— BEGIN —

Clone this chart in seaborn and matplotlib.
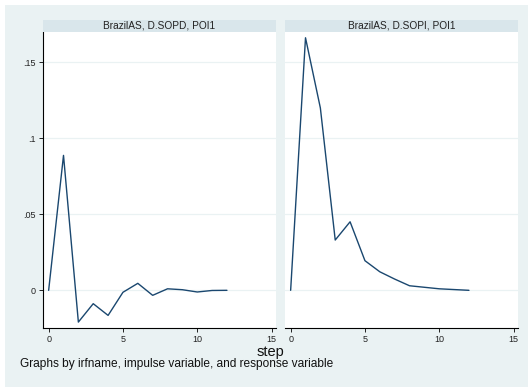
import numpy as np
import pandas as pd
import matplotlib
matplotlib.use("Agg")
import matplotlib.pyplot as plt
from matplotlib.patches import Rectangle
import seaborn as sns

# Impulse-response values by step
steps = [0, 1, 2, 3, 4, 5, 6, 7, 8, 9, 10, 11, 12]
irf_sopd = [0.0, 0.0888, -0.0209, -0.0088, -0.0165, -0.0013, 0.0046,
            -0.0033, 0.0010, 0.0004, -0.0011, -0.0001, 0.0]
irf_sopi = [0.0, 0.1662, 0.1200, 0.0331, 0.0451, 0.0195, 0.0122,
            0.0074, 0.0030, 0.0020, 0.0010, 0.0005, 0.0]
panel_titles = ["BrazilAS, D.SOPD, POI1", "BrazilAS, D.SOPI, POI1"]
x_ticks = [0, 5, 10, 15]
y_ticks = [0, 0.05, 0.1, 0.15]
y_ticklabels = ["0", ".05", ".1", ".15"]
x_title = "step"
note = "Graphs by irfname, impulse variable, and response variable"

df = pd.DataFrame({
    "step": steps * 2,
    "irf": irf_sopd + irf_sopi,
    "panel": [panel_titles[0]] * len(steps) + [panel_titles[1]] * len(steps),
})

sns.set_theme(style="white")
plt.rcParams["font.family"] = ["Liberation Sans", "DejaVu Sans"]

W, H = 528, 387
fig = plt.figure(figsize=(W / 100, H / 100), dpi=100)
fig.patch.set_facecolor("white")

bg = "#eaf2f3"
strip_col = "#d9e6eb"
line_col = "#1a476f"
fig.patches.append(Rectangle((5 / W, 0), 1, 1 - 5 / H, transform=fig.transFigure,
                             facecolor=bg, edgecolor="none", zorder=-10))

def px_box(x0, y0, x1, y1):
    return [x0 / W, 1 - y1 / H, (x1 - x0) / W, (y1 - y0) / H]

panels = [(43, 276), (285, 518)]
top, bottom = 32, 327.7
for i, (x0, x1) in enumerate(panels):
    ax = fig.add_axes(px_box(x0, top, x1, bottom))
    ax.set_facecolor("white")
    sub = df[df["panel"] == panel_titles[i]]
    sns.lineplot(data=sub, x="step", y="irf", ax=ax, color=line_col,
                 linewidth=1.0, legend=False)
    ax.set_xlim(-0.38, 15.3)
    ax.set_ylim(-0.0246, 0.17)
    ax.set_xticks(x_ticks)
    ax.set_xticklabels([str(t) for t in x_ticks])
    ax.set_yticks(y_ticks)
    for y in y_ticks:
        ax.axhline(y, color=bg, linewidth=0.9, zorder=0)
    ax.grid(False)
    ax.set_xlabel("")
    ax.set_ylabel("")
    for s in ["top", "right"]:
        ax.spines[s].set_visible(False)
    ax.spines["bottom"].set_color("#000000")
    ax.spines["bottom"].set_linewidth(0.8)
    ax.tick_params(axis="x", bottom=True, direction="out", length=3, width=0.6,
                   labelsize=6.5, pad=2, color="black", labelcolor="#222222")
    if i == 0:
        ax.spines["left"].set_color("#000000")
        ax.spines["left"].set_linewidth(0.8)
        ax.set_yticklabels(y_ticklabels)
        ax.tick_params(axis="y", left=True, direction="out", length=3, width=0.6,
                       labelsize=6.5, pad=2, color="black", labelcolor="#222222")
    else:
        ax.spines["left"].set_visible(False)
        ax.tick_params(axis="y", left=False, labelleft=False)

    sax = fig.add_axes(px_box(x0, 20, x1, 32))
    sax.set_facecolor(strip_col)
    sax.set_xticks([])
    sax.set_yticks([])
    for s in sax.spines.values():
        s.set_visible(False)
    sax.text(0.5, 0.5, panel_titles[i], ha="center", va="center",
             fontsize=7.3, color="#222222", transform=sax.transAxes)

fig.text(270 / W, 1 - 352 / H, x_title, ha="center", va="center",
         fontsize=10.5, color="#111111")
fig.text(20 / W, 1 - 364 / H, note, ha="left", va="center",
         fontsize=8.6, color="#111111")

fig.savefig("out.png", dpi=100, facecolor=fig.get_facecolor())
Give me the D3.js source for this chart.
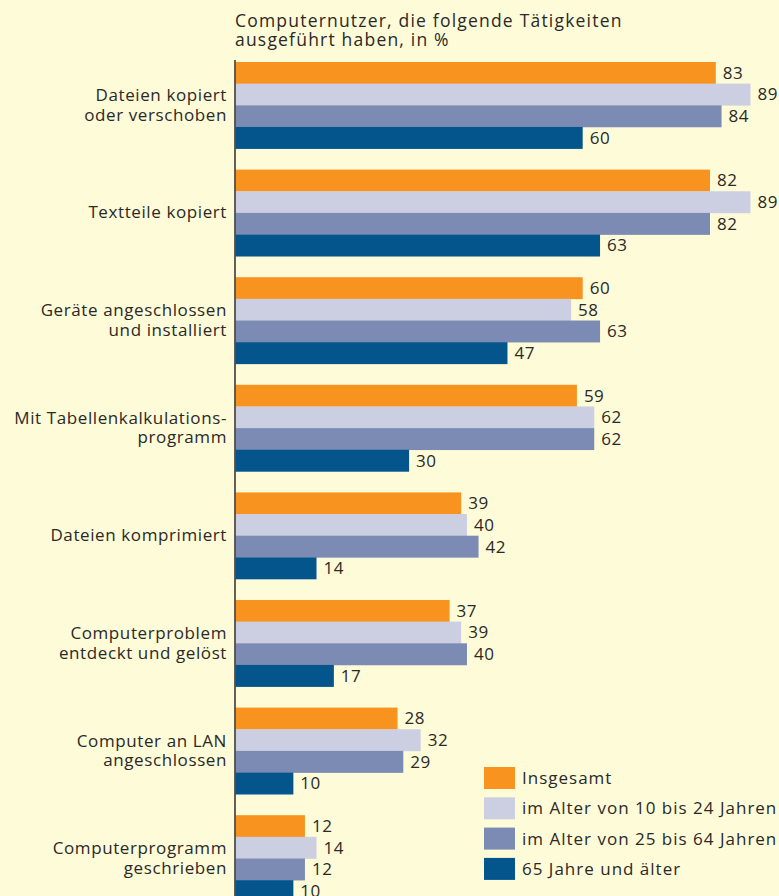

— END —

INSTRUCTIONS TO FOLLOW – Write out again every line above exactly as given; the pictures do not belong in the copy.

EXPECTED OUTPUT –
Clone this chart in seaborn and matplotlib.
import numpy as np
import pandas as pd
import matplotlib
matplotlib.use("Agg")
import matplotlib.pyplot as plt
from matplotlib.patches import Rectangle
import seaborn as sns

# Impulse-response values by step
steps = [0, 1, 2, 3, 4, 5, 6, 7, 8, 9, 10, 11, 12]
irf_sopd = [0.0, 0.0888, -0.0209, -0.0088, -0.0165, -0.0013, 0.0046,
            -0.0033, 0.0010, 0.0004, -0.0011, -0.0001, 0.0]
irf_sopi = [0.0, 0.1662, 0.1200, 0.0331, 0.0451, 0.0195, 0.0122,
            0.0074, 0.0030, 0.0020, 0.0010, 0.0005, 0.0]
panel_titles = ["BrazilAS, D.SOPD, POI1", "BrazilAS, D.SOPI, POI1"]
x_ticks = [0, 5, 10, 15]
y_ticks = [0, 0.05, 0.1, 0.15]
y_ticklabels = ["0", ".05", ".1", ".15"]
x_title = "step"
note = "Graphs by irfname, impulse variable, and response variable"

df = pd.DataFrame({
    "step": steps * 2,
    "irf": irf_sopd + irf_sopi,
    "panel": [panel_titles[0]] * len(steps) + [panel_titles[1]] * len(steps),
})

sns.set_theme(style="white")
plt.rcParams["font.family"] = ["Liberation Sans", "DejaVu Sans"]

W, H = 528, 387
fig = plt.figure(figsize=(W / 100, H / 100), dpi=100)
fig.patch.set_facecolor("white")

bg = "#eaf2f3"
strip_col = "#d9e6eb"
line_col = "#1a476f"
fig.patches.append(Rectangle((5 / W, 0), 1, 1 - 5 / H, transform=fig.transFigure,
                             facecolor=bg, edgecolor="none", zorder=-10))

def px_box(x0, y0, x1, y1):
    return [x0 / W, 1 - y1 / H, (x1 - x0) / W, (y1 - y0) / H]

panels = [(43, 276), (285, 518)]
top, bottom = 32, 327.7
for i, (x0, x1) in enumerate(panels):
    ax = fig.add_axes(px_box(x0, top, x1, bottom))
    ax.set_facecolor("white")
    sub = df[df["panel"] == panel_titles[i]]
    sns.lineplot(data=sub, x="step", y="irf", ax=ax, color=line_col,
                 linewidth=1.0, legend=False)
    ax.set_xlim(-0.38, 15.3)
    ax.set_ylim(-0.0246, 0.17)
    ax.set_xticks(x_ticks)
    ax.set_xticklabels([str(t) for t in x_ticks])
    ax.set_yticks(y_ticks)
    for y in y_ticks:
        ax.axhline(y, color=bg, linewidth=0.9, zorder=0)
    ax.grid(False)
    ax.set_xlabel("")
    ax.set_ylabel("")
    for s in ["top", "right"]:
        ax.spines[s].set_visible(False)
    ax.spines["bottom"].set_color("#000000")
    ax.spines["bottom"].set_linewidth(0.8)
    ax.tick_params(axis="x", bottom=True, direction="out", length=3, width=0.6,
                   labelsize=6.5, pad=2, color="black", labelcolor="#222222")
    if i == 0:
        ax.spines["left"].set_color("#000000")
        ax.spines["left"].set_linewidth(0.8)
        ax.set_yticklabels(y_ticklabels)
        ax.tick_params(axis="y", left=True, direction="out", length=3, width=0.6,
                       labelsize=6.5, pad=2, color="black", labelcolor="#222222")
    else:
        ax.spines["left"].set_visible(False)
        ax.tick_params(axis="y", left=False, labelleft=False)

    sax = fig.add_axes(px_box(x0, 20, x1, 32))
    sax.set_facecolor(strip_col)
    sax.set_xticks([])
    sax.set_yticks([])
    for s in sax.spines.values():
        s.set_visible(False)
    sax.text(0.5, 0.5, panel_titles[i], ha="center", va="center",
             fontsize=7.3, color="#222222", transform=sax.transAxes)

fig.text(270 / W, 1 - 352 / H, x_title, ha="center", va="center",
         fontsize=10.5, color="#111111")
fig.text(20 / W, 1 - 364 / H, note, ha="left", va="center",
         fontsize=8.6, color="#111111")

fig.savefig("out.png", dpi=100, facecolor=fig.get_facecolor())
Give me the D3.js source for this chart.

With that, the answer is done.